Cameron is keen to settle the “Europe” issue “for a generation,” he said. As a result he is projecting the Conservatives’ internecine party psychodrama onto the EU as a whole—and encouraging euroskeptics in other EU countries to demand their own changes to the union.
And since Cameron is campaigning to remain in the EU—with his “heart and soul,” he says—he has called the vote for a time when he thinks he has the best chance of winning it. Between now and June 23, Britain will be awash with polls gauging the public mood, propelling the narratives that could influence wavering voters to one side or another.

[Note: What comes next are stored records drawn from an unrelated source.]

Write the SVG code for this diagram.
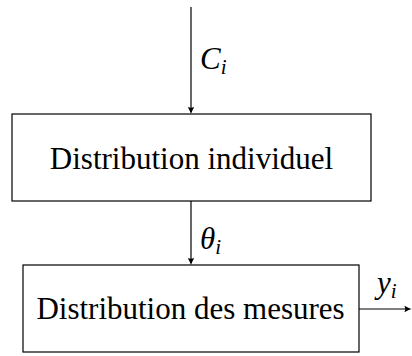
<svg xmlns="http://www.w3.org/2000/svg" width="412" height="356" viewBox="0 0 412 356">
<defs>
<path id="ahd" d="M-3.2,-7 Q-1,-3 0,0 Q1,-3 3.2,-7 Q0,-5.5 -3.2,-7 Z" fill="#000"/>
<path id="ahr" d="M-7,-3.2 Q-3,-1 0,0 Q-3,1 -7,3.2 Q-5.5,0 -7,-3.2 Z" fill="#000"/>
</defs>
<g id="connectors" fill="none" stroke="#000" stroke-width="1.2">
<path d="M191,7 V112"/>
<use href="#ahd" x="191" y="114" stroke="none"/>
<path d="M191,201 V263"/>
<use href="#ahd" x="191" y="265" stroke="none"/>
<path d="M359,309 H409"/>
<use href="#ahr" x="411.5" y="309" stroke="none"/>
</g>
<g id="label-Ci">
<text x="200" y="69" font-family="'Liberation Serif', serif" font-style="italic" font-size="31">C<tspan font-size="21" dy="5">i</tspan></text>
</g>
<g id="label-theta">
<text x="200" y="249" font-family="'Liberation Serif', serif" font-style="italic" font-size="31">θ<tspan font-size="21" dy="5">i</tspan></text>
</g>
<g id="label-yi">
<text x="377" y="293" font-family="'Liberation Serif', serif" font-style="italic" font-size="31">y<tspan font-size="21" dy="5">i</tspan></text>
</g>
<g id="node1">
<rect x="12" y="114" width="359" height="87" fill="#fff" stroke="#000" stroke-width="1.2"/>
<text x="191.5" y="169" text-anchor="middle" font-family="'Liberation Serif', serif" font-size="31">Distribution individuel</text>
</g>
<g id="node2">
<rect x="23" y="265" width="336" height="87" fill="#fff" stroke="#000" stroke-width="1.2"/>
<text x="190.5" y="319" text-anchor="middle" font-family="'Liberation Serif', serif" font-size="31">Distribution des mesures</text>
</g>
</svg>
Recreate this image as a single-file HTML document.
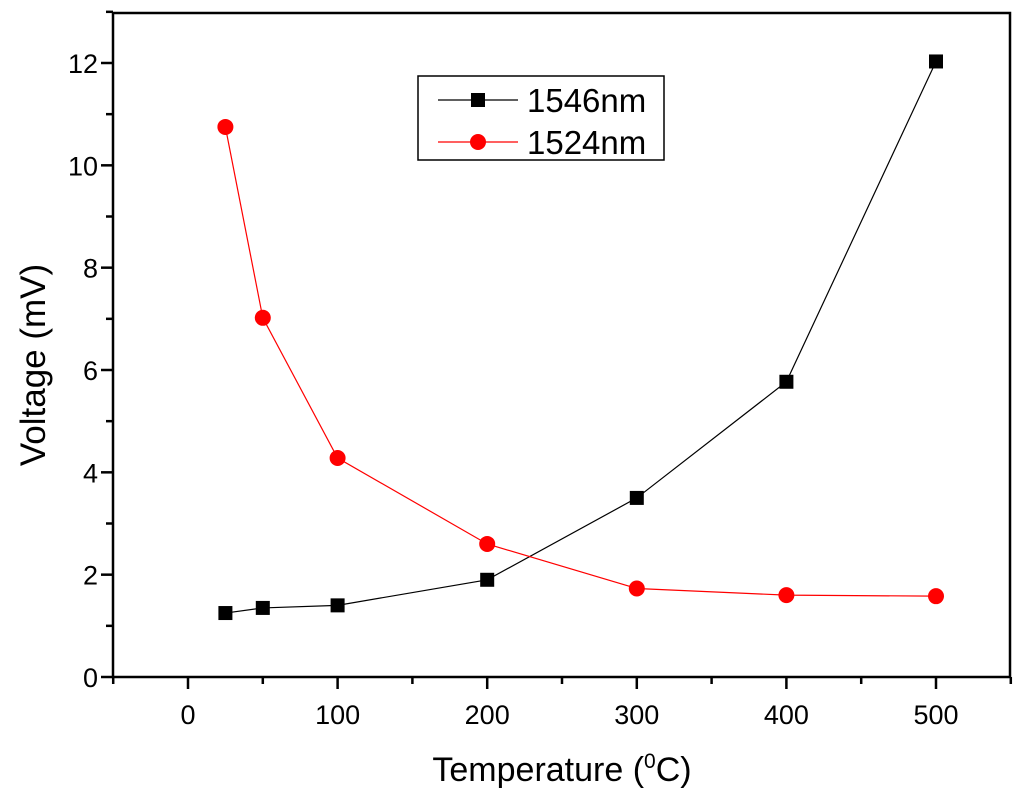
<!DOCTYPE html>
<html><head><meta charset="utf-8"><style>
html,body{margin:0;padding:0;background:#fff;}
svg{display:block;font-family:"Liberation Sans",Arial,sans-serif;}
</style></head><body>
<svg id="chart" width="1024" height="799" viewBox="0 0 1024 799">
<g id="axes"></g><g id="series"></g>
<g>
<rect x="418" y="76" width="246" height="84" fill="#fff" stroke="#000" stroke-width="1.5"/>
<g>
<line x1="438" y1="100" x2="518" y2="100" stroke="#000" stroke-width="1.2"/>
<rect x="471" y="93" width="14" height="14" fill="#000"/>
<text x="527" y="112" font-size="33">1546nm</text></g>
<g>
<line x1="438" y1="142" x2="518" y2="142" stroke="#f00" stroke-width="1.2"/>
<circle cx="478" cy="142" r="8" fill="#f00"/>
<text x="527" y="154" font-size="33">1524nm</text></g>
</g>
<text x="562" y="781" font-size="34" text-anchor="middle">Temperature (<tspan font-size="21" dy="-13">0</tspan><tspan dy="13">C)</tspan></text>
<text transform="translate(45,365) rotate(-90)" font-size="35" text-anchor="middle">Voltage (mV)</text>
</svg>
<script>
const temps=[25,50,100,200,300,400,500];
const v1546=[1.25,1.35,1.4,1.9,3.5,5.77,12.03];
const v1524=[10.75,7.02,4.28,2.6,1.73,1.6,1.58];
const xTicks=[0,100,200,300,400,500];
const yTicks=[0,2,4,6,8,10,12];
const NS="http://www.w3.org/2000/svg";
const L=113,R=1010,T=13,B=677;
const xs=v=>188+(v-0)*(936-188)/500;
const ys=v=>677-v*(677-63)/12;
function mk(t,a,p){const e=document.createElementNS(NS,t);for(const k in a)e.setAttribute(k,a[k]);p.appendChild(e);return e;}
const ax=document.getElementById('axes');
const frame=mk('rect',{x:L,y:T,width:R-L,height:B-T,fill:'none',stroke:'#000','stroke-width':2.5},ax);


for(let v=-50;v<=550;v+=50){const major=v%100===0;mk('line',{x1:xs(v),x2:xs(v),y1:B,y2:B+(major?12:7),stroke:'#000','stroke-width':2.5},ax);}
xTicks.forEach(v=>{const t=mk('text',{x:xs(v),y:724,'font-size':27,'text-anchor':'middle'},ax);t.textContent=v;

});
for(let v=0;v<=13;v+=1){const major=v%2===0;mk('line',{x1:L,x2:L-(major?12:7),y1:ys(v),y2:ys(v),stroke:'#000','stroke-width':2.5},ax);}
yTicks.forEach(v=>{const t=mk('text',{x:98,y:ys(v)+10,'font-size':27,'text-anchor':'end'},ax);t.textContent=v;

});
const sg=document.getElementById('series');
function series(vals,color,name,shape){
 const g=mk('g',{},sg);
 
 
 mk('polyline',{points:temps.map((t,i)=>xs(t)+','+ys(vals[i])).join(' '),fill:'none',stroke:color,'stroke-width':1.2},g);
 temps.forEach((t,i)=>{let m;
  if(shape==='sq')m=mk('rect',{x:xs(t)-7,y:ys(vals[i])-7,width:14,height:14,fill:color},g);
  else m=mk('circle',{cx:xs(t),cy:ys(vals[i]),r:8,fill:color},g);
  
  });
}
series(v1546,'#000','1546nm','sq');
series(v1524,'#f00','1524nm','circle');
</script>
</body></html>
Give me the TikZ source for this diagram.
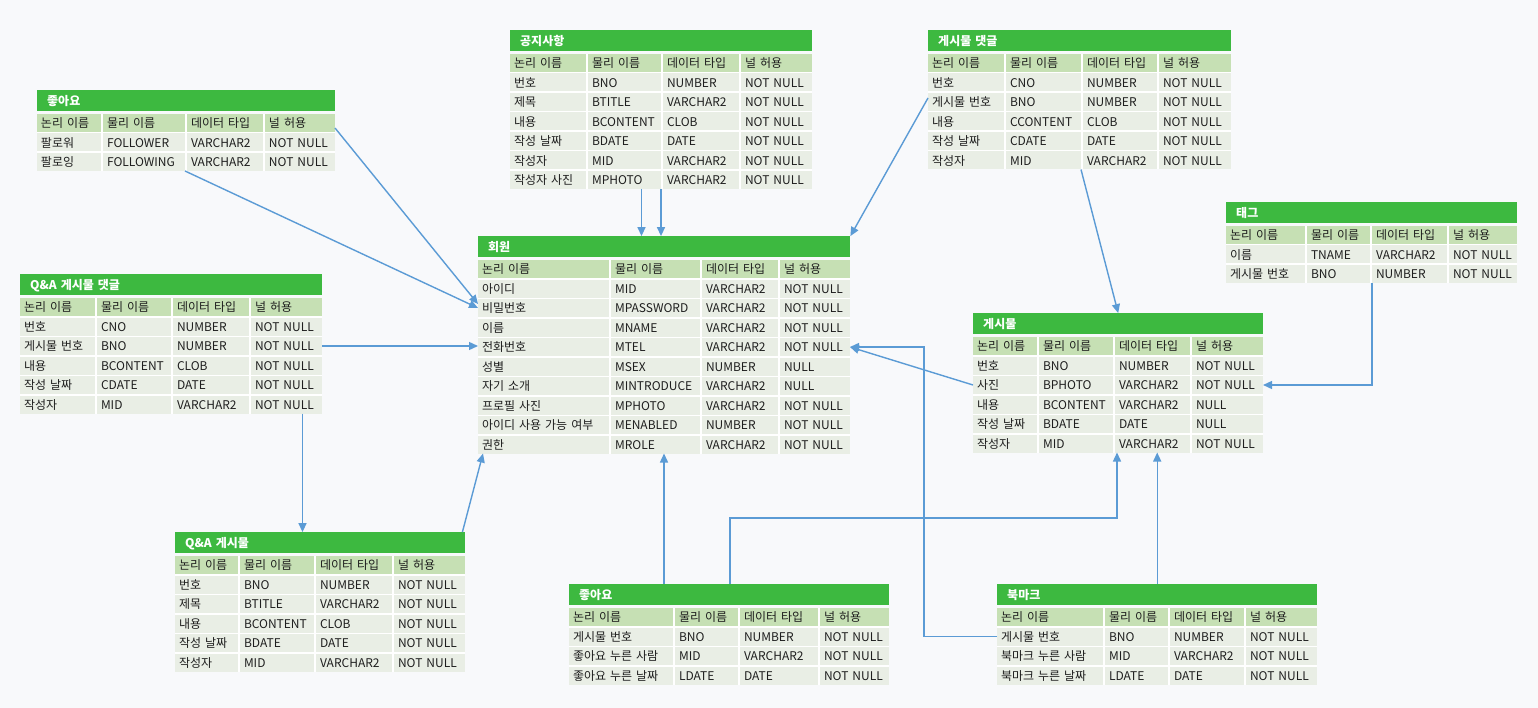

A shame, then, that we can’t rely much on these polls. Here’s what the most recent batch have to say:
In short, ¯_(ツ)_/¯.
British pollsters have been wary of reading too much into their results since the general election of May 2015. They collectively got it so badly wrong—predicting a race too close to call that ended up as a Conservative landslide—that the British Polling Council commissioned an inquiry.
“I actually have sort of post-traumatic amnesia over it, I can’t remember much after that,” Joe Twyman, founding director of pollster YouGov, jokingly tells Quartz.
For the referendum, online polls suggest that the vote could go either way, or lean towards an “out” result, but telephone surveys consistently show that “in” is firmly in the lead. Twyman says the industry’s “recruitment issue” is only getting worse: It’s increasingly difficult to get people to answer calls or take surveys at all, he notes.
Add in unforeseeable external events—an extra flood of refugees, or a renewed sovereign debt crisis, perhaps—and you get a recipe for ambiguity. As both sides gear up for the fight, the only thing Britain can be certain about is how uncertain the next few months will be.